- [Records to process]:
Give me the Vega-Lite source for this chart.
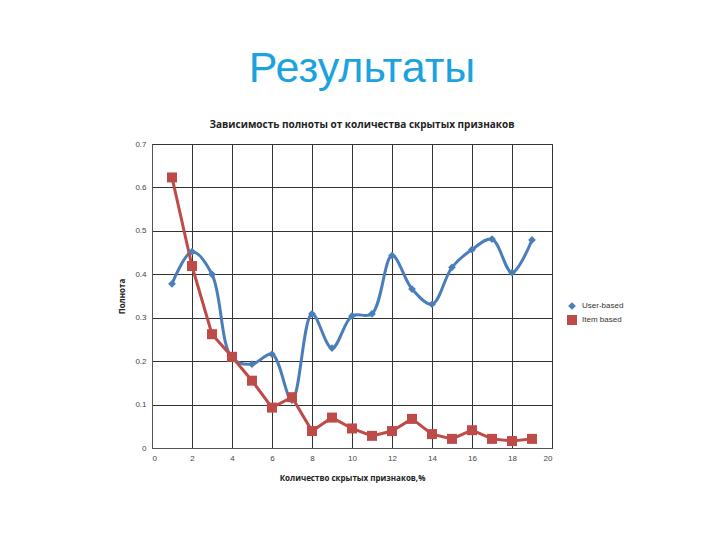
{
  "$schema": "https://vega.github.io/schema/vega-lite/v6.json",
  "autosize": "none",
  "width": 400,
  "height": 304,
  "padding": {"left": 152, "top": 144, "right": 168, "bottom": 92},
  "background": "white",
  "title": {
    "text": "Результаты",
    "subtitle": "Зависимость полноты от количества скрытых признаков",
    "anchor": "middle",
    "dx": 10,
    "font": "Liberation Sans",
    "fontSize": 43,
    "fontWeight": "normal",
    "color": "#1BA3E0",
    "subtitleFont": "Open Sans",
    "subtitleFontSize": 10,
    "subtitleFontWeight": "bold",
    "subtitleColor": "#222222",
    "subtitlePadding": 29,
    "offset": 10
  },
  "config": {
    "view": {"stroke": "#555555", "strokeWidth": 1},
    "axis": {
      "labelFont": "Liberation Sans",
      "labelFontSize": 8,
      "labelColor": "#444444",
      "titleFont": "Open Sans",
      "titleFontSize": 8,
      "titleFontWeight": "bold",
      "titleColor": "#222222",
      "gridColor": "#333333",
      "gridOpacity": 1,
      "gridWidth": 1,
      "domainColor": "#555555",
      "ticks": false
    },
    "legend": {
      "labelFont": "Liberation Sans",
      "labelFontSize": 8,
      "labelColor": "#333333"
    }
  },
  "data": {
    "values": [
      {"x": 1, "y": 0.378, "s": "User-based"},
      {"x": 2, "y": 0.452, "s": "User-based"},
      {"x": 3, "y": 0.400, "s": "User-based"},
      {"x": 4, "y": 0.207, "s": "User-based"},
      {"x": 5, "y": 0.193, "s": "User-based"},
      {"x": 6, "y": 0.216, "s": "User-based"},
      {"x": 7, "y": 0.110, "s": "User-based"},
      {"x": 8, "y": 0.309, "s": "User-based"},
      {"x": 9, "y": 0.230, "s": "User-based"},
      {"x": 10, "y": 0.304, "s": "User-based"},
      {"x": 11, "y": 0.309, "s": "User-based"},
      {"x": 12, "y": 0.443, "s": "User-based"},
      {"x": 13, "y": 0.366, "s": "User-based"},
      {"x": 14, "y": 0.331, "s": "User-based"},
      {"x": 15, "y": 0.416, "s": "User-based"},
      {"x": 16, "y": 0.457, "s": "User-based"},
      {"x": 17, "y": 0.481, "s": "User-based"},
      {"x": 18, "y": 0.404, "s": "User-based"},
      {"x": 19, "y": 0.479, "s": "User-based"},
      {"x": 1, "y": 0.623, "s": "Item based"},
      {"x": 2, "y": 0.419, "s": "Item based"},
      {"x": 3, "y": 0.262, "s": "Item based"},
      {"x": 4, "y": 0.210, "s": "Item based"},
      {"x": 5, "y": 0.155, "s": "Item based"},
      {"x": 6, "y": 0.093, "s": "Item based"},
      {"x": 7, "y": 0.117, "s": "Item based"},
      {"x": 8, "y": 0.039, "s": "Item based"},
      {"x": 9, "y": 0.070, "s": "Item based"},
      {"x": 10, "y": 0.045, "s": "Item based"},
      {"x": 11, "y": 0.028, "s": "Item based"},
      {"x": 12, "y": 0.039, "s": "Item based"},
      {"x": 13, "y": 0.067, "s": "Item based"},
      {"x": 14, "y": 0.032, "s": "Item based"},
      {"x": 15, "y": 0.021, "s": "Item based"},
      {"x": 16, "y": 0.041, "s": "Item based"},
      {"x": 17, "y": 0.021, "s": "Item based"},
      {"x": 18, "y": 0.016, "s": "Item based"},
      {"x": 19, "y": 0.021, "s": "Item based"}
    ]
  },
  "encoding": {
    "x": {
      "field": "x", "type": "quantitative",
      "scale": {"domain": [0, 20], "nice": false},
      "axis": {"values": [0, 2, 4, 6, 8, 10, 12, 14, 16, 18, 20], "title": "Количество скрытых признаков,%", "labelPadding": 6, "titlePadding": 12}
    },
    "y": {
      "field": "y", "type": "quantitative",
      "scale": {"domain": [0, 0.7], "nice": false},
      "axis": {"values": [0, 0.1, 0.2, 0.3, 0.4, 0.5, 0.6, 0.7], "format": "~g", "title": "Полнота", "labelPadding": 6, "titlePadding": 8}
    }
  },
  "layer": [
    {
      "transform": [{"filter": "datum.s === 'User-based'"}],
      "mark": {"type": "line", "interpolate": "catmull-rom", "strokeWidth": 3, "color": "#4A7EBB"},
      "encoding": {}
    },
    {
      "transform": [{"filter": "datum.s === 'Item based'"}],
      "mark": {"type": "line", "interpolate": "linear", "strokeWidth": 3, "color": "#BE4B48"},
      "encoding": {}
    },
    {
      "mark": {"type": "point", "filled": true, "opacity": 1},
      "encoding": {
        "color": {
          "field": "s", "type": "nominal",
          "scale": {"domain": ["User-based", "Item based"], "range": ["#4A7EBB", "#BE4B48"]},
          "legend": {"title": null, "orient": "none", "legendX": 414, "legendY": 157, "symbolSize": 50, "padding": 0, "rowPadding": 4}
        },
        "shape": {
          "field": "s", "type": "nominal",
          "scale": {"domain": ["User-based", "Item based"], "range": ["diamond", "square"]}
        },
        "size": {
          "field": "s", "type": "nominal",
          "scale": {"domain": ["User-based", "Item based"], "range": [60, 100]},
          "legend": null
        }
      }
    }
  ]
}
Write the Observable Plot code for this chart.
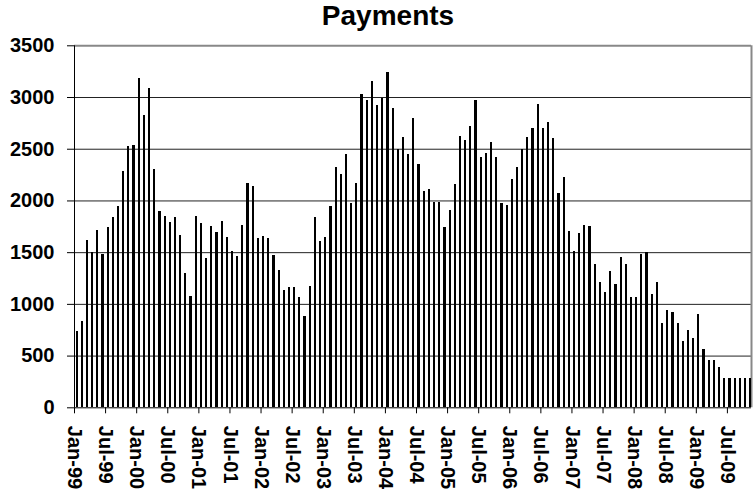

- [What is asked]: Retype the data above exactly; pictures are not part of the copy.

- [Solution to the problem]:
Give me the Vega-Lite source for this chart.
{
  "$schema": "https://vega.github.io/schema/vega-lite/v6.json",
  "autosize": "none",
  "width": 400,
  "height": 304,
  "padding": {"left": 152, "top": 144, "right": 168, "bottom": 92},
  "background": "white",
  "title": {
    "text": "Результаты",
    "subtitle": "Зависимость полноты от количества скрытых признаков",
    "anchor": "middle",
    "dx": 10,
    "font": "Liberation Sans",
    "fontSize": 43,
    "fontWeight": "normal",
    "color": "#1BA3E0",
    "subtitleFont": "Open Sans",
    "subtitleFontSize": 10,
    "subtitleFontWeight": "bold",
    "subtitleColor": "#222222",
    "subtitlePadding": 29,
    "offset": 10
  },
  "config": {
    "view": {"stroke": "#555555", "strokeWidth": 1},
    "axis": {
      "labelFont": "Liberation Sans",
      "labelFontSize": 8,
      "labelColor": "#444444",
      "titleFont": "Open Sans",
      "titleFontSize": 8,
      "titleFontWeight": "bold",
      "titleColor": "#222222",
      "gridColor": "#333333",
      "gridOpacity": 1,
      "gridWidth": 1,
      "domainColor": "#555555",
      "ticks": false
    },
    "legend": {
      "labelFont": "Liberation Sans",
      "labelFontSize": 8,
      "labelColor": "#333333"
    }
  },
  "data": {
    "values": [
      {"x": 1, "y": 0.378, "s": "User-based"},
      {"x": 2, "y": 0.452, "s": "User-based"},
      {"x": 3, "y": 0.400, "s": "User-based"},
      {"x": 4, "y": 0.207, "s": "User-based"},
      {"x": 5, "y": 0.193, "s": "User-based"},
      {"x": 6, "y": 0.216, "s": "User-based"},
      {"x": 7, "y": 0.110, "s": "User-based"},
      {"x": 8, "y": 0.309, "s": "User-based"},
      {"x": 9, "y": 0.230, "s": "User-based"},
      {"x": 10, "y": 0.304, "s": "User-based"},
      {"x": 11, "y": 0.309, "s": "User-based"},
      {"x": 12, "y": 0.443, "s": "User-based"},
      {"x": 13, "y": 0.366, "s": "User-based"},
      {"x": 14, "y": 0.331, "s": "User-based"},
      {"x": 15, "y": 0.416, "s": "User-based"},
      {"x": 16, "y": 0.457, "s": "User-based"},
      {"x": 17, "y": 0.481, "s": "User-based"},
      {"x": 18, "y": 0.404, "s": "User-based"},
      {"x": 19, "y": 0.479, "s": "User-based"},
      {"x": 1, "y": 0.623, "s": "Item based"},
      {"x": 2, "y": 0.419, "s": "Item based"},
      {"x": 3, "y": 0.262, "s": "Item based"},
      {"x": 4, "y": 0.210, "s": "Item based"},
      {"x": 5, "y": 0.155, "s": "Item based"},
      {"x": 6, "y": 0.093, "s": "Item based"},
      {"x": 7, "y": 0.117, "s": "Item based"},
      {"x": 8, "y": 0.039, "s": "Item based"},
      {"x": 9, "y": 0.070, "s": "Item based"},
      {"x": 10, "y": 0.045, "s": "Item based"},
      {"x": 11, "y": 0.028, "s": "Item based"},
      {"x": 12, "y": 0.039, "s": "Item based"},
      {"x": 13, "y": 0.067, "s": "Item based"},
      {"x": 14, "y": 0.032, "s": "Item based"},
      {"x": 15, "y": 0.021, "s": "Item based"},
      {"x": 16, "y": 0.041, "s": "Item based"},
      {"x": 17, "y": 0.021, "s": "Item based"},
      {"x": 18, "y": 0.016, "s": "Item based"},
      {"x": 19, "y": 0.021, "s": "Item based"}
    ]
  },
  "encoding": {
    "x": {
      "field": "x", "type": "quantitative",
      "scale": {"domain": [0, 20], "nice": false},
      "axis": {"values": [0, 2, 4, 6, 8, 10, 12, 14, 16, 18, 20], "title": "Количество скрытых признаков,%", "labelPadding": 6, "titlePadding": 12}
    },
    "y": {
      "field": "y", "type": "quantitative",
      "scale": {"domain": [0, 0.7], "nice": false},
      "axis": {"values": [0, 0.1, 0.2, 0.3, 0.4, 0.5, 0.6, 0.7], "format": "~g", "title": "Полнота", "labelPadding": 6, "titlePadding": 8}
    }
  },
  "layer": [
    {
      "transform": [{"filter": "datum.s === 'User-based'"}],
      "mark": {"type": "line", "interpolate": "catmull-rom", "strokeWidth": 3, "color": "#4A7EBB"},
      "encoding": {}
    },
    {
      "transform": [{"filter": "datum.s === 'Item based'"}],
      "mark": {"type": "line", "interpolate": "linear", "strokeWidth": 3, "color": "#BE4B48"},
      "encoding": {}
    },
    {
      "mark": {"type": "point", "filled": true, "opacity": 1},
      "encoding": {
        "color": {
          "field": "s", "type": "nominal",
          "scale": {"domain": ["User-based", "Item based"], "range": ["#4A7EBB", "#BE4B48"]},
          "legend": {"title": null, "orient": "none", "legendX": 414, "legendY": 157, "symbolSize": 50, "padding": 0, "rowPadding": 4}
        },
        "shape": {
          "field": "s", "type": "nominal",
          "scale": {"domain": ["User-based", "Item based"], "range": ["diamond", "square"]}
        },
        "size": {
          "field": "s", "type": "nominal",
          "scale": {"domain": ["User-based", "Item based"], "range": [60, 100]},
          "legend": null
        }
      }
    }
  ]
}
Write the Observable Plot code for this chart.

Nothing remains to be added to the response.